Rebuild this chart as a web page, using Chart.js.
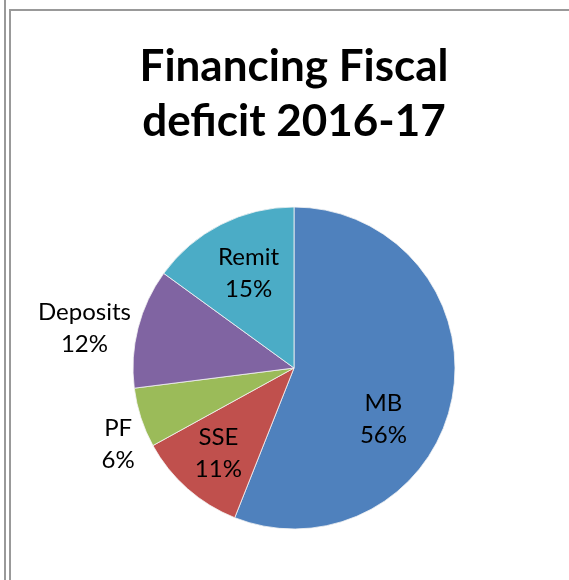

====

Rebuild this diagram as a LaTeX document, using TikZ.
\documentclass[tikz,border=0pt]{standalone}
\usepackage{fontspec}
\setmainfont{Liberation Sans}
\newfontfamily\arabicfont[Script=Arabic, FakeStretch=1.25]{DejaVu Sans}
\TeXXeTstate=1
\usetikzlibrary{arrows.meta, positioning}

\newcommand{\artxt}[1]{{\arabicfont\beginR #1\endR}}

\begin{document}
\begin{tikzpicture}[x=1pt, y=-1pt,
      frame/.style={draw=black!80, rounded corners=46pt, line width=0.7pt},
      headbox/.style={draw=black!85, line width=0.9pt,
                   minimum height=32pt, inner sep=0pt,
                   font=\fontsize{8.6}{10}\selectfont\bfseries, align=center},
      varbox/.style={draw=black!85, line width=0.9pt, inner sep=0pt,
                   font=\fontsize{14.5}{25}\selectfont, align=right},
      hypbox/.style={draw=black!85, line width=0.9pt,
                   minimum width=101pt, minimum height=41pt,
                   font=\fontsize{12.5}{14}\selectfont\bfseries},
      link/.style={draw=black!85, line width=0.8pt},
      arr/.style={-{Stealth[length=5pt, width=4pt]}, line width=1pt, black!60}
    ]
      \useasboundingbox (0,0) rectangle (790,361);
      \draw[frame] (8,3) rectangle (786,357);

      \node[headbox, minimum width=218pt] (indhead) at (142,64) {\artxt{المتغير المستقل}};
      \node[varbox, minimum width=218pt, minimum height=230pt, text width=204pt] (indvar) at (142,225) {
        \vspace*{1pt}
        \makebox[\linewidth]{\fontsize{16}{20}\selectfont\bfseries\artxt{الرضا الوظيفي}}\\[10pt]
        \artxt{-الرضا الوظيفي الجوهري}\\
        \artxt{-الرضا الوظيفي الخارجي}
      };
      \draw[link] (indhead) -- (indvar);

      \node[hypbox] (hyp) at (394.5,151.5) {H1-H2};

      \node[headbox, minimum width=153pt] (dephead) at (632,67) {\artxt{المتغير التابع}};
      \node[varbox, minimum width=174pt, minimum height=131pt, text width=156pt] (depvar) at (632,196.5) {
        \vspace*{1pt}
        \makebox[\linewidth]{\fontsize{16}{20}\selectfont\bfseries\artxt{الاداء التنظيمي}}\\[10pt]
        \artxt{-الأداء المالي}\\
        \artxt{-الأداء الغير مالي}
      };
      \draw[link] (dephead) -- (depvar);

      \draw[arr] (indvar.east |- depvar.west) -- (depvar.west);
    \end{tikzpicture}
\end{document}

====

◆ What you need to do ◆
Work out how many lines in the entries hold the string "using". Your answer should consist solely of that number.

◆ Written solution ◆
2